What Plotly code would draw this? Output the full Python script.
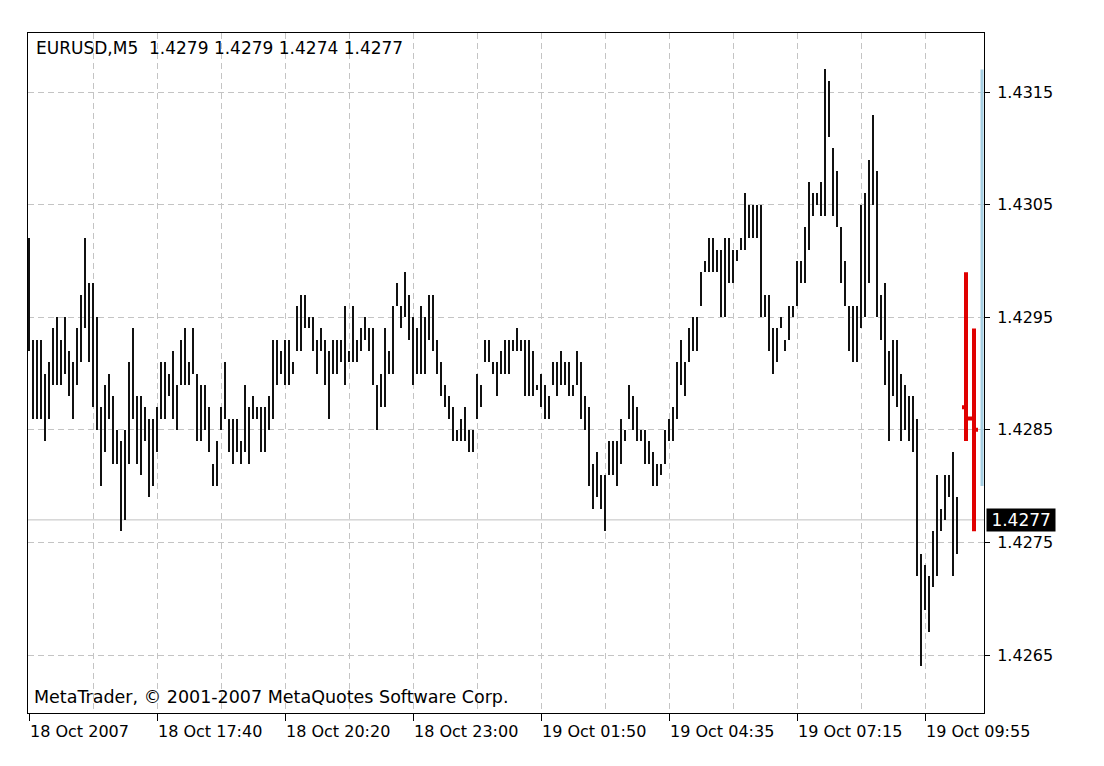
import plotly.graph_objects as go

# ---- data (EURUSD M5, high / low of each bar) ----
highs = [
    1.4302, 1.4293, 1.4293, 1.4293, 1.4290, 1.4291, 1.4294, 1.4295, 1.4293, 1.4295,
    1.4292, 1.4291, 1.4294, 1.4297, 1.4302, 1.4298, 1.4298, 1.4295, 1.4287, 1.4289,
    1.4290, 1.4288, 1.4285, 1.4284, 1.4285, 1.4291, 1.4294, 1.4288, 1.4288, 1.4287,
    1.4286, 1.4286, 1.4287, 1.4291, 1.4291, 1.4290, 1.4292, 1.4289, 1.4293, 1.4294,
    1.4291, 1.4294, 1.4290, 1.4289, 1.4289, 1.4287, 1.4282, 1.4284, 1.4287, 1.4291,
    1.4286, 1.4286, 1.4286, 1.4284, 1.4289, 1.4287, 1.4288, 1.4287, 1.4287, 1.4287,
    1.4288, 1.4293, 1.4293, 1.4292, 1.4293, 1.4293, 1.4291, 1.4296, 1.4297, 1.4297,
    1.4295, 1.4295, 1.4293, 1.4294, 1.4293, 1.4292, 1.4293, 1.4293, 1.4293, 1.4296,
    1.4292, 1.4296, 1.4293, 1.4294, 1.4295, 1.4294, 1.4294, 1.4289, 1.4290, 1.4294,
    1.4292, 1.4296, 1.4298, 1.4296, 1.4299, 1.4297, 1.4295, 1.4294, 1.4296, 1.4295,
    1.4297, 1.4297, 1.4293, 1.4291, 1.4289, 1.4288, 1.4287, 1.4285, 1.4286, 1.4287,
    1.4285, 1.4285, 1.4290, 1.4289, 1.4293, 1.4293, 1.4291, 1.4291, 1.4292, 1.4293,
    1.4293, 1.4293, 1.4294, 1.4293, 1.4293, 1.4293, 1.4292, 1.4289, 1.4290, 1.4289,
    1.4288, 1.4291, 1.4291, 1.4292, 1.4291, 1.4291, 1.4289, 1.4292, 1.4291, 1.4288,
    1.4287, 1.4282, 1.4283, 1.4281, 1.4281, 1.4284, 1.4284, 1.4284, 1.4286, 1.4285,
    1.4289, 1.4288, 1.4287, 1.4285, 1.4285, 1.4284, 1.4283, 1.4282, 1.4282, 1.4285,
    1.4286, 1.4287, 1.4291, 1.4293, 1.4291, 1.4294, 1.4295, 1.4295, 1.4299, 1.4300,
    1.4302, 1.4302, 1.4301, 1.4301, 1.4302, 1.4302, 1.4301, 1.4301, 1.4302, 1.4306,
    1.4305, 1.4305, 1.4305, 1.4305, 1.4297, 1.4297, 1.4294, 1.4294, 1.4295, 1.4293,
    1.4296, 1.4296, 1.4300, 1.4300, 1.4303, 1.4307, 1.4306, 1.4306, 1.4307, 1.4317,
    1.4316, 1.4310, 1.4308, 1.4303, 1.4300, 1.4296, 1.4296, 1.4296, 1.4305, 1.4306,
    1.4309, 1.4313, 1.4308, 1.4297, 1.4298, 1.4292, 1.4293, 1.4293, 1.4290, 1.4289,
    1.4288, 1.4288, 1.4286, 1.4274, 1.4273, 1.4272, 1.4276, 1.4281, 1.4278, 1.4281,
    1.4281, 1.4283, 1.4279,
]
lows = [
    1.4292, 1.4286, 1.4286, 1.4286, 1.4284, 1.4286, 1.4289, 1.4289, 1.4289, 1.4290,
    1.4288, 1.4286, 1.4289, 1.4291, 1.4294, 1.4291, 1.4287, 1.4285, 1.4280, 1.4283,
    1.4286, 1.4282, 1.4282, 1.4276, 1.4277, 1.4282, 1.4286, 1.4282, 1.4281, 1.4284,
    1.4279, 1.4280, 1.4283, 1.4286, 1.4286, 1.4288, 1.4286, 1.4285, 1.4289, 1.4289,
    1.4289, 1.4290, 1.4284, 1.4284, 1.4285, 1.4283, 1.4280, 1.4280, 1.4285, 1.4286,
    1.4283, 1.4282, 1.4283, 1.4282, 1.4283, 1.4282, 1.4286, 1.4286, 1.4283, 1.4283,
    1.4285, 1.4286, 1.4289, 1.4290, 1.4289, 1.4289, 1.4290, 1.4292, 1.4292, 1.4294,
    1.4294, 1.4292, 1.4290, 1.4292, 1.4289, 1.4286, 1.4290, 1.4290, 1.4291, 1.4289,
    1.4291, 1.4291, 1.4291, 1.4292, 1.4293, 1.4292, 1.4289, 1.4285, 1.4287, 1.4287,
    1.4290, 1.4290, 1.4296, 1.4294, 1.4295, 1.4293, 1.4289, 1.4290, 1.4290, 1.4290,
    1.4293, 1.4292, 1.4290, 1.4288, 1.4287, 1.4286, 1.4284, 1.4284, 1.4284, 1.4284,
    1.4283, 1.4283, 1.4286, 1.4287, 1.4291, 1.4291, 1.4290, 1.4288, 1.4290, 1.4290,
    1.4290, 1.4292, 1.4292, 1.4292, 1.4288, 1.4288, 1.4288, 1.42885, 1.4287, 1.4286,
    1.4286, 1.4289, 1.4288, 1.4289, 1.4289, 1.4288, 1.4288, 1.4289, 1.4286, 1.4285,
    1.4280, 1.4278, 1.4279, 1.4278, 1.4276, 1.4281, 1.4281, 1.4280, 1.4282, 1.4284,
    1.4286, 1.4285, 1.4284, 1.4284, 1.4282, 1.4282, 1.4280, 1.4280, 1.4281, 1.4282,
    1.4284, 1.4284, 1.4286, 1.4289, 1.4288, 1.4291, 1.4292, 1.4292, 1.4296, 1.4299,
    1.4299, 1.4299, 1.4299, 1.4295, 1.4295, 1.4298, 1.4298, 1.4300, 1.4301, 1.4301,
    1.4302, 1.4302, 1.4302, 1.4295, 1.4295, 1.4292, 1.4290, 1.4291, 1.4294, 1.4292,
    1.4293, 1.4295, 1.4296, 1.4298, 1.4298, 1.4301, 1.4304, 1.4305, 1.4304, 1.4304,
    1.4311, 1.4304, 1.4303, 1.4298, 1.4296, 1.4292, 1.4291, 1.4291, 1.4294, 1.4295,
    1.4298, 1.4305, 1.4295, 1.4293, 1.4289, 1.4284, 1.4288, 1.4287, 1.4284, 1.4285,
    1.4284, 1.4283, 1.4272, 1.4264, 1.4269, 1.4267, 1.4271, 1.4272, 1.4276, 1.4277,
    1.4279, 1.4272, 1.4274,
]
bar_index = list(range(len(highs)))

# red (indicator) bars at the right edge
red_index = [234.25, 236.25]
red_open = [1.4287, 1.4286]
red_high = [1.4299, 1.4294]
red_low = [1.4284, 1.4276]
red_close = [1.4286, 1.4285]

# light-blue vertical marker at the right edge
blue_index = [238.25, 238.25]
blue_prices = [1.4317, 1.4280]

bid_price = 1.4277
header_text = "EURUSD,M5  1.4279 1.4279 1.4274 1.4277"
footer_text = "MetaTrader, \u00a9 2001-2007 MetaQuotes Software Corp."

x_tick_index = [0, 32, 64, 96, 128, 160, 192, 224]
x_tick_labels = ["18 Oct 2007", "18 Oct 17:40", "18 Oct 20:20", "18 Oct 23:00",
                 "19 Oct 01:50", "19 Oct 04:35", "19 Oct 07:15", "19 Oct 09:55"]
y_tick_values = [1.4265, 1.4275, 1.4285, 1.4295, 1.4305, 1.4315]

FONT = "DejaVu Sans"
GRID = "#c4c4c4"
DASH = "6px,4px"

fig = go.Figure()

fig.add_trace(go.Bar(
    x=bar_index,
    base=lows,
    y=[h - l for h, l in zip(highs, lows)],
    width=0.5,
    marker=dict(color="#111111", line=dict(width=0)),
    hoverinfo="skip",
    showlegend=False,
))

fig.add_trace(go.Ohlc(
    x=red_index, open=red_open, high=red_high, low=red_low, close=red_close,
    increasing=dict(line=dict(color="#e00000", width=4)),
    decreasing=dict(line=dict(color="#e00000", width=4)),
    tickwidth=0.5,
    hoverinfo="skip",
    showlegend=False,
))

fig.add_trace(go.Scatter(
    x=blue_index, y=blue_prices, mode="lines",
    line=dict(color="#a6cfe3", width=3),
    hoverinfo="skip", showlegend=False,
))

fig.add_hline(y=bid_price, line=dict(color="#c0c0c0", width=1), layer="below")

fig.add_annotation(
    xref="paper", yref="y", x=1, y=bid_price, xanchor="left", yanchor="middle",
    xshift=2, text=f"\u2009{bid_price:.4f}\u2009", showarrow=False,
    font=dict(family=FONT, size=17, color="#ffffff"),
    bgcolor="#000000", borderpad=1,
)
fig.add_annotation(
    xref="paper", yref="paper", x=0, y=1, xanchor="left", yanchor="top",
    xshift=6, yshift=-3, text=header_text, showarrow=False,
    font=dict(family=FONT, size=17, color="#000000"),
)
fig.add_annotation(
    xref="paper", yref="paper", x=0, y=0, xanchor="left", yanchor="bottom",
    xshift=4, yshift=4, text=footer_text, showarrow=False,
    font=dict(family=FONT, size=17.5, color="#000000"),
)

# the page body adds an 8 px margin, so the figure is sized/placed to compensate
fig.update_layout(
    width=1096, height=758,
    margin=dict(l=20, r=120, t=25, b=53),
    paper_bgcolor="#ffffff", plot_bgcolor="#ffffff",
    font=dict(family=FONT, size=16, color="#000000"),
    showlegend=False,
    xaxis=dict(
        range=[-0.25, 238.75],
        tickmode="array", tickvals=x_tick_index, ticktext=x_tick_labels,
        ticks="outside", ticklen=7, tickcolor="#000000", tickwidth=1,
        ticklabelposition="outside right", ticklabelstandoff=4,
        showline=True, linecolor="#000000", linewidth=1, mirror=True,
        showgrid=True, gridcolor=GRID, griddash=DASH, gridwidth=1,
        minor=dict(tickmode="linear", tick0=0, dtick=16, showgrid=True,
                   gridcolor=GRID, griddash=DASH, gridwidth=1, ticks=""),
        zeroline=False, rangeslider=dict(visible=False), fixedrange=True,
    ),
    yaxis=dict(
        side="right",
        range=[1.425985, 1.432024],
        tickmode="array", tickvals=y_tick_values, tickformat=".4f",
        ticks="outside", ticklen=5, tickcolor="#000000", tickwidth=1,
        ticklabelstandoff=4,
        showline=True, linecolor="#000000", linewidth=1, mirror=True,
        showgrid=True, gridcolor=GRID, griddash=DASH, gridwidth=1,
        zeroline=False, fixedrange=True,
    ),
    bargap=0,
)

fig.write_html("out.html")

- [WHAT THE EXERCISE ASKS]:
Everything from the top line of the data down to and including the line with "import plotly.graph_objects as go" is to be copied, except the pictures.

- [SOLUTION BELOW]:
What Plotly code would draw this? Output the full Python script.
import plotly.graph_objects as go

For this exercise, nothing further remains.